══ Data lines

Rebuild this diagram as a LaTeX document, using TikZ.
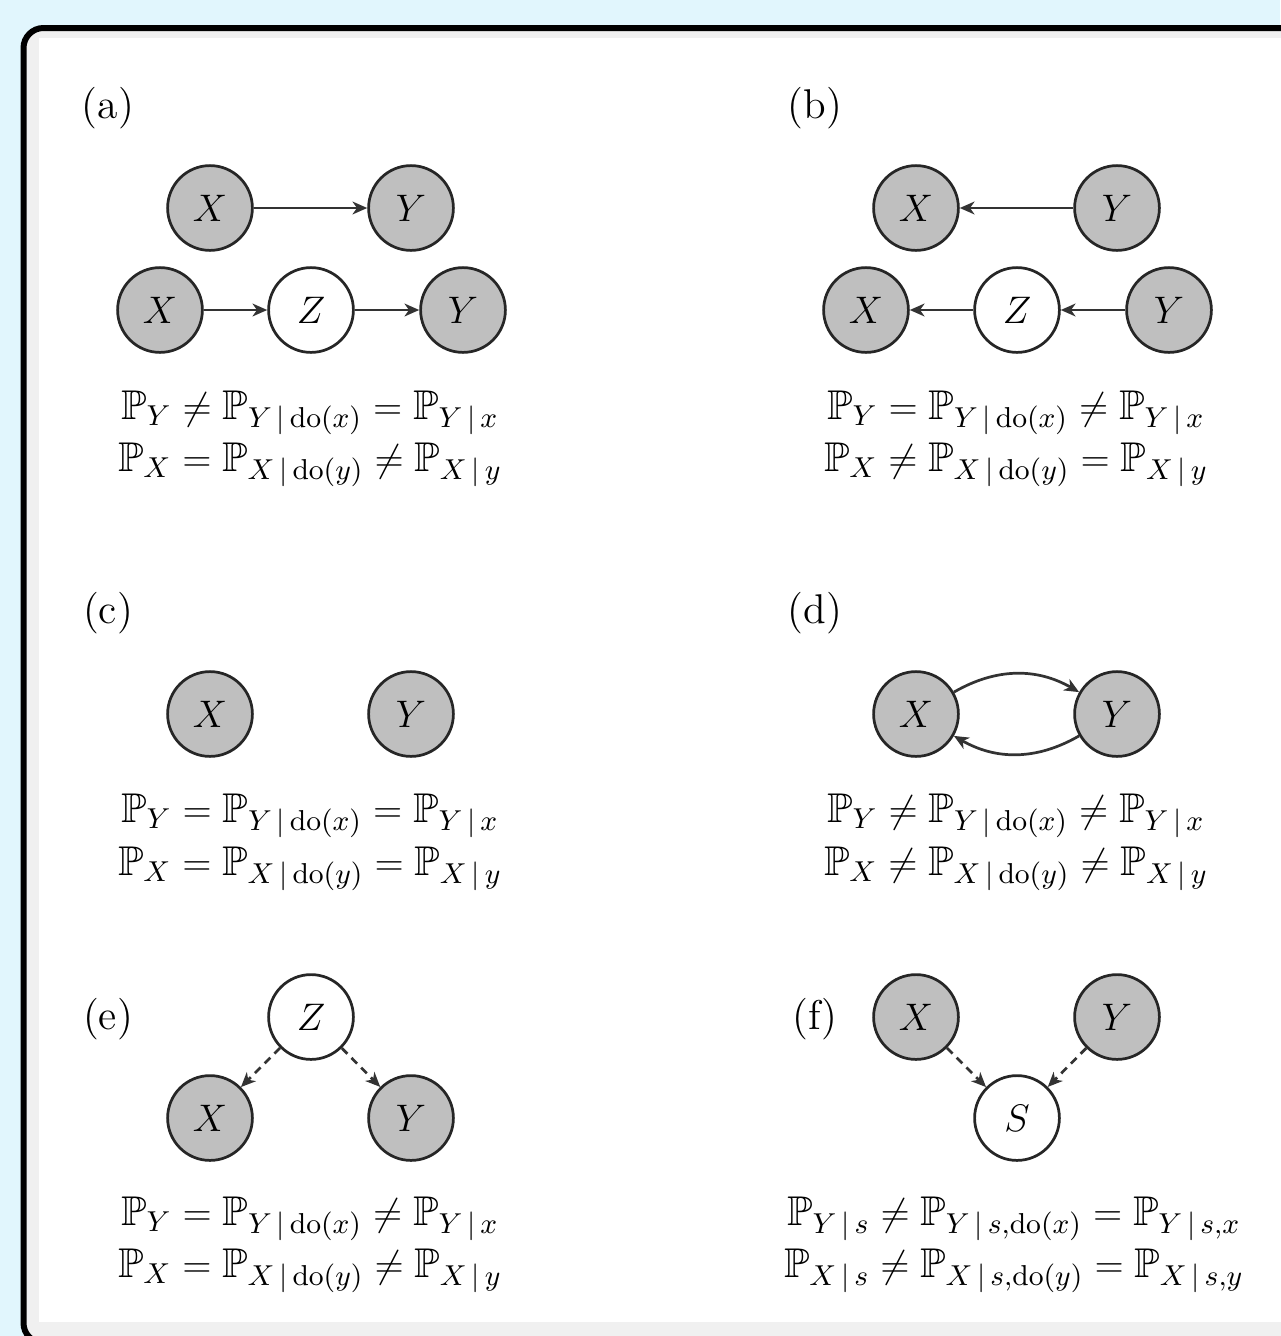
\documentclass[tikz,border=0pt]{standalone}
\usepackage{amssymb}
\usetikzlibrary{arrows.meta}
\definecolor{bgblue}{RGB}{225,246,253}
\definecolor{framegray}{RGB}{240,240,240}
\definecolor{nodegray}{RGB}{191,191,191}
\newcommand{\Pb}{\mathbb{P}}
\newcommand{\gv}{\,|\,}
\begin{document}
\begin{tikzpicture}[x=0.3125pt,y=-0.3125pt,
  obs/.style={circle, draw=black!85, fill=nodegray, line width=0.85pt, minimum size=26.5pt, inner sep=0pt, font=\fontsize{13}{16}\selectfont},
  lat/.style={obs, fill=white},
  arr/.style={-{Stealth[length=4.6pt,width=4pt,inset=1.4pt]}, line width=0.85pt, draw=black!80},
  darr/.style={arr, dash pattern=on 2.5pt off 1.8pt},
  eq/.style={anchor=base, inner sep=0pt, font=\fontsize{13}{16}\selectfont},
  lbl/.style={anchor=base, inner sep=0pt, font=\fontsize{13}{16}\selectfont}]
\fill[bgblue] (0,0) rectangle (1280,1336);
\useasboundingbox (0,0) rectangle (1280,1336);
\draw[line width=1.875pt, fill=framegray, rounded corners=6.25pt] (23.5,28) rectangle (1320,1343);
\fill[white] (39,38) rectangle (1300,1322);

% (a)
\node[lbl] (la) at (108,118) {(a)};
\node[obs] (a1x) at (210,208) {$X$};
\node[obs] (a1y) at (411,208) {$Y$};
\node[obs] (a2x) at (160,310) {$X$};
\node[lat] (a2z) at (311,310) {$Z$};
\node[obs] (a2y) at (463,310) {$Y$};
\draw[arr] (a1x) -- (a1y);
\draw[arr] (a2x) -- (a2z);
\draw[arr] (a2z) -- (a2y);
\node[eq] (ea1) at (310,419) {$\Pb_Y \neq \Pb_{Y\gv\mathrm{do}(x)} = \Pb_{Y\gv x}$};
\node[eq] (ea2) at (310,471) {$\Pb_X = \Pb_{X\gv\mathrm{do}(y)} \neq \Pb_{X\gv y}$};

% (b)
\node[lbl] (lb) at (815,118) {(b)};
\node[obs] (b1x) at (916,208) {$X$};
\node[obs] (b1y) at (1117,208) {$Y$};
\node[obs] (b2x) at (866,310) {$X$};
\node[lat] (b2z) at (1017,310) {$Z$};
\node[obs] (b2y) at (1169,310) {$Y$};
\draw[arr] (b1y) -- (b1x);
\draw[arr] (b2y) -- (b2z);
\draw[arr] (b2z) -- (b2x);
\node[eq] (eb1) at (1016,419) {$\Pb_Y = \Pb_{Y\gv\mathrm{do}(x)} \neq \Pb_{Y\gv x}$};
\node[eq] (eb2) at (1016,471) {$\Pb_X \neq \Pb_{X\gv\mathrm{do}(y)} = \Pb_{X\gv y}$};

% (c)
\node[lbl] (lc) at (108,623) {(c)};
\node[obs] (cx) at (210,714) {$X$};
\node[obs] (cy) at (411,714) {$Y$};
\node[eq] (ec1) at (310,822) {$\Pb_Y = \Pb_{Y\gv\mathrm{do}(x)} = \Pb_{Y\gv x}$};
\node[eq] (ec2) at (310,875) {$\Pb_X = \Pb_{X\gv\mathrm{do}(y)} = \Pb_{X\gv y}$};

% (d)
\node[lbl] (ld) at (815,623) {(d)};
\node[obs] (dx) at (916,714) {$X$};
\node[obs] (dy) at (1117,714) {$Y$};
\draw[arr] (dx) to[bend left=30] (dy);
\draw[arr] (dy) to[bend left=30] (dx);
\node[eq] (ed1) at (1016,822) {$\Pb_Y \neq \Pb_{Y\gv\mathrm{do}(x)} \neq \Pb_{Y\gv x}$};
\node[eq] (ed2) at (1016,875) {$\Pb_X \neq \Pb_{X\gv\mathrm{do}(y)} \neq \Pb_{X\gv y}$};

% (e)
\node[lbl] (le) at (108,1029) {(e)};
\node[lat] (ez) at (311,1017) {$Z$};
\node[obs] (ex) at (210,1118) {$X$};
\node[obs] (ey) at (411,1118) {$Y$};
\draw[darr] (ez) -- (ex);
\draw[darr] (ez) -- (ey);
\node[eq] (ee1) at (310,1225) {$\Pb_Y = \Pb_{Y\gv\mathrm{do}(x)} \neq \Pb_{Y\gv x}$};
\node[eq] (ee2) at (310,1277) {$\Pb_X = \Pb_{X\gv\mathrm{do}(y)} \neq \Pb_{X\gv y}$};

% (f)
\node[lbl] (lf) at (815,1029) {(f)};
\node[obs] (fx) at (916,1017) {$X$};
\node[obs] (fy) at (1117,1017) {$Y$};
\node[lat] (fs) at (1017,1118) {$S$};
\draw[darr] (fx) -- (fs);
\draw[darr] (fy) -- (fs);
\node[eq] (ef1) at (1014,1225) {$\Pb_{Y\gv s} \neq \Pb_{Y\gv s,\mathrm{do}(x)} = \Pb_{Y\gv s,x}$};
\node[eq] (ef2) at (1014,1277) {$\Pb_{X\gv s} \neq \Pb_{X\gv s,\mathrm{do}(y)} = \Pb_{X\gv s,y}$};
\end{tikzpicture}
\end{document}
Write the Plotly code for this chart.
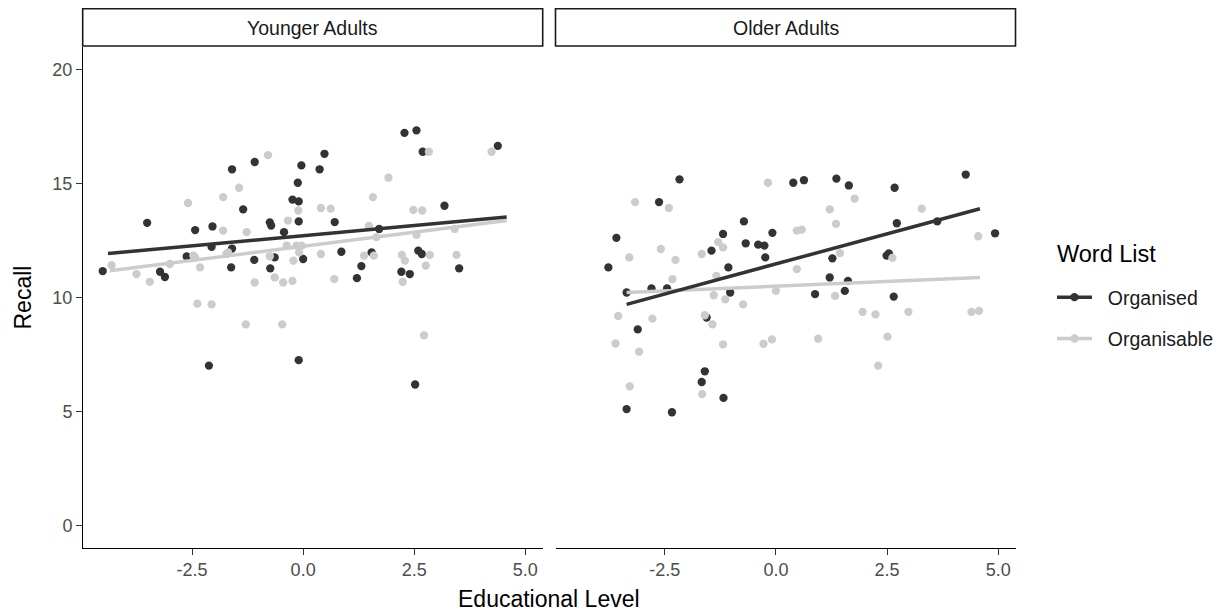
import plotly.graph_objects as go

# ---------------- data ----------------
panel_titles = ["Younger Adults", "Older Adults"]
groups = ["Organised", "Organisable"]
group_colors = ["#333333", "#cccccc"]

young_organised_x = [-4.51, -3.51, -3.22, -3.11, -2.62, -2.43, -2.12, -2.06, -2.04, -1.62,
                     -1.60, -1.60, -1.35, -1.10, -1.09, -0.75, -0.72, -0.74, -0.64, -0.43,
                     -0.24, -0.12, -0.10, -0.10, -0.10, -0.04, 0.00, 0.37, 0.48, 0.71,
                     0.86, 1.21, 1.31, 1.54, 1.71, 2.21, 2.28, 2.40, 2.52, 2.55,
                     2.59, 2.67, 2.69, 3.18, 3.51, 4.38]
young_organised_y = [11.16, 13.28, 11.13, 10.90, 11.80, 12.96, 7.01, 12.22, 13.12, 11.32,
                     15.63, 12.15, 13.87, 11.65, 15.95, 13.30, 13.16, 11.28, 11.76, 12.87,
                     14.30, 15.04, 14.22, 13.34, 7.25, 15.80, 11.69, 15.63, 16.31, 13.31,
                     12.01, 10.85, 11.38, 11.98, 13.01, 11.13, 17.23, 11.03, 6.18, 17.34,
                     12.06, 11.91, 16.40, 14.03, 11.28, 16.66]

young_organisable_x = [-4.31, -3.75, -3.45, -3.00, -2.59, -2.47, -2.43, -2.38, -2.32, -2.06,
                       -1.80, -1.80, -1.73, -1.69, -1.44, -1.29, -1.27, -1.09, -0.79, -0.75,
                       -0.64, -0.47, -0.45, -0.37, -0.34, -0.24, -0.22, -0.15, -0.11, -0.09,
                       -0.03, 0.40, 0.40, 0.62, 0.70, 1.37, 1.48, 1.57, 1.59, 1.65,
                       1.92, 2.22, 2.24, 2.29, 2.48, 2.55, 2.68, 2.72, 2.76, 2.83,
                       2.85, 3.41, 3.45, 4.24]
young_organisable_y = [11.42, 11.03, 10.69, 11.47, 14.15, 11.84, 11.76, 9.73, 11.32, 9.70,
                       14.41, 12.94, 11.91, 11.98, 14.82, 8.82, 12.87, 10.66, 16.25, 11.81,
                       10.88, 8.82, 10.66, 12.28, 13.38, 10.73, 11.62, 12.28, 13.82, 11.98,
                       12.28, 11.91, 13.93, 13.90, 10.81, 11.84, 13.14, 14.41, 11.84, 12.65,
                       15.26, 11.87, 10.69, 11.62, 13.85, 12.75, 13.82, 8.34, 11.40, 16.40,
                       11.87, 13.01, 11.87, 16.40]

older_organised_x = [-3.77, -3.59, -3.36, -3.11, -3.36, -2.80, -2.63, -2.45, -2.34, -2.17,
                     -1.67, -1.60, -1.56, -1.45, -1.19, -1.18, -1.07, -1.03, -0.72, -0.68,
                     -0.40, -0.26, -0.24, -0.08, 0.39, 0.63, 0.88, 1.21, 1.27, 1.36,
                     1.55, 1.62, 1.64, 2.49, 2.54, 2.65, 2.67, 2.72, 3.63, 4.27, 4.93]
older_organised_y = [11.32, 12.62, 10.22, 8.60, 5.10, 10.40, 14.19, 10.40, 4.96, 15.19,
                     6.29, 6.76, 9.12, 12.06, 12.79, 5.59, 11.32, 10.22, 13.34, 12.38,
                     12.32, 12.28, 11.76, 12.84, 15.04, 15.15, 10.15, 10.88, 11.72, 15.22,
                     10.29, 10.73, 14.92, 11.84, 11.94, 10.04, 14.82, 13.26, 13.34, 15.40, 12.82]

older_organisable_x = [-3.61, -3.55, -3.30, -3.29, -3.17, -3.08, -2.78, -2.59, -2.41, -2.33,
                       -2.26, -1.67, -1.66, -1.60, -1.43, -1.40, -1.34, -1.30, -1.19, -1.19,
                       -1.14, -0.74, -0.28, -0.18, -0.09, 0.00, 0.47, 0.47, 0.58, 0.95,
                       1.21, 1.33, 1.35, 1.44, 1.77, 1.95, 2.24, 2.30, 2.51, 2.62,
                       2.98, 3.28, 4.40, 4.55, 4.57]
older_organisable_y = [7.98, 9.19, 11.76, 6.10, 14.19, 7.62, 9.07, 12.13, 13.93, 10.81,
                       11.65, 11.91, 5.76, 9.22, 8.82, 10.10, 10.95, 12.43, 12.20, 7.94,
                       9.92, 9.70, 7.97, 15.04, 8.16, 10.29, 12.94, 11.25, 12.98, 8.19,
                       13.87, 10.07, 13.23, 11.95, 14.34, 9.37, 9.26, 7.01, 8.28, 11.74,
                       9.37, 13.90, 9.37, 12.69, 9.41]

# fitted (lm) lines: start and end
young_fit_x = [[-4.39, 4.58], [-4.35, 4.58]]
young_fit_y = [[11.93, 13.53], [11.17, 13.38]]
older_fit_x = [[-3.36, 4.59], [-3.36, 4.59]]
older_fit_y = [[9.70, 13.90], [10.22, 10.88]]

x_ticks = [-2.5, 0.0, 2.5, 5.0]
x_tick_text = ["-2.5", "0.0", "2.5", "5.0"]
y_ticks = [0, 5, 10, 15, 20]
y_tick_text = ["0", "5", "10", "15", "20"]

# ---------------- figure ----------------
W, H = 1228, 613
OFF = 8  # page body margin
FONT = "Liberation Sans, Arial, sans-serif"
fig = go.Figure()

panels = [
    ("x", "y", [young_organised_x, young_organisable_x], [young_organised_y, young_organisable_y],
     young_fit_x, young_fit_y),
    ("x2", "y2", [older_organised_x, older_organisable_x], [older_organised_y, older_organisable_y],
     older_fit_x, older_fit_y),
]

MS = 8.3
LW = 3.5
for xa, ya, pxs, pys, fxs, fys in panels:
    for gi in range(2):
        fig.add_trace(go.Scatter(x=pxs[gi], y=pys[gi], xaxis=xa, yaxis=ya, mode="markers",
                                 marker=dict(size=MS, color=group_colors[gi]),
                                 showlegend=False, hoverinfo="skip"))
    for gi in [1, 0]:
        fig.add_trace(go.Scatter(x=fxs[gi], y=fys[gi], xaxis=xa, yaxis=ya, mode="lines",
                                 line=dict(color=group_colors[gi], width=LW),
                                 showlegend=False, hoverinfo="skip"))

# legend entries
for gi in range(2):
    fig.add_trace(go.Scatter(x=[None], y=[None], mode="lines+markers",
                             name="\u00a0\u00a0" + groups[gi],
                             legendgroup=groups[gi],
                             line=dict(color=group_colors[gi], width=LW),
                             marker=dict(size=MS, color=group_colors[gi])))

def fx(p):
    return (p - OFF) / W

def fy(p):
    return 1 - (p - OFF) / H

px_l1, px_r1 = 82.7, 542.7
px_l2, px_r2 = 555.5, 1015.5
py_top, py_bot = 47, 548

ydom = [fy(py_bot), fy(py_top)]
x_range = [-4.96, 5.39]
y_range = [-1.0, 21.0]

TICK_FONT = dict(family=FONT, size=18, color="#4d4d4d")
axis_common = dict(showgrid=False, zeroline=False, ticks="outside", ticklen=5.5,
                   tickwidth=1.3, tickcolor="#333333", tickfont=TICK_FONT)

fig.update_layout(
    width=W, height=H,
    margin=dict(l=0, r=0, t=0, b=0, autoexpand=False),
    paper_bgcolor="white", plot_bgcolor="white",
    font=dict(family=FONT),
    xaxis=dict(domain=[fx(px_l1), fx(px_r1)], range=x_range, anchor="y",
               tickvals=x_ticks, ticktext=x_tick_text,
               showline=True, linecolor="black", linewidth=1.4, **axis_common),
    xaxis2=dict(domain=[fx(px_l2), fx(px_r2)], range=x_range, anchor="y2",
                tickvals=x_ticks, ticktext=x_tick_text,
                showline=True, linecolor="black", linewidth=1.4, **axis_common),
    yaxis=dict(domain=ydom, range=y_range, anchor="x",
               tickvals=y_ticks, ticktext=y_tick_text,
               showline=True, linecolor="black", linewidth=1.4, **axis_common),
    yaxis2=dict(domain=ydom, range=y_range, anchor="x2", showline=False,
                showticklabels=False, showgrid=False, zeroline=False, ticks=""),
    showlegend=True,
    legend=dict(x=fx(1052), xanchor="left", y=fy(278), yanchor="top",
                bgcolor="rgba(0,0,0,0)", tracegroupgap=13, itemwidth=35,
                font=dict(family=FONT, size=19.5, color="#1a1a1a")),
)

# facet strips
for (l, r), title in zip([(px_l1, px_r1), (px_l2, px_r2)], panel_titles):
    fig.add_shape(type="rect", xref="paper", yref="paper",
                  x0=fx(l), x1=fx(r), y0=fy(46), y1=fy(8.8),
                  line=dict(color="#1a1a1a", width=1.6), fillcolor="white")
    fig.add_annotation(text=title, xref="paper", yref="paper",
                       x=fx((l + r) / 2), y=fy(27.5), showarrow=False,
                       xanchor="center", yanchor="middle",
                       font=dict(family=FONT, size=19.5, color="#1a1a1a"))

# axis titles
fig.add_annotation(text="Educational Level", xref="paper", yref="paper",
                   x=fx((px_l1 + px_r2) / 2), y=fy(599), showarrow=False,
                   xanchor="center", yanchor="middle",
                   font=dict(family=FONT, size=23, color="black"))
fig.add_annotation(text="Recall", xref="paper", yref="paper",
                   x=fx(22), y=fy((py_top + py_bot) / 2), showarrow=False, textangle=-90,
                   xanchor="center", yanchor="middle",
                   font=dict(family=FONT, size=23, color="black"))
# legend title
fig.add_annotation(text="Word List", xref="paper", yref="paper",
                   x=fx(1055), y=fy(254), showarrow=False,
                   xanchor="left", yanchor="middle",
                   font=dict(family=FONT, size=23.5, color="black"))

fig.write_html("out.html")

════

= Exercise task =
Only a number is wanted: how many lines contain "this"?

= Final result =
2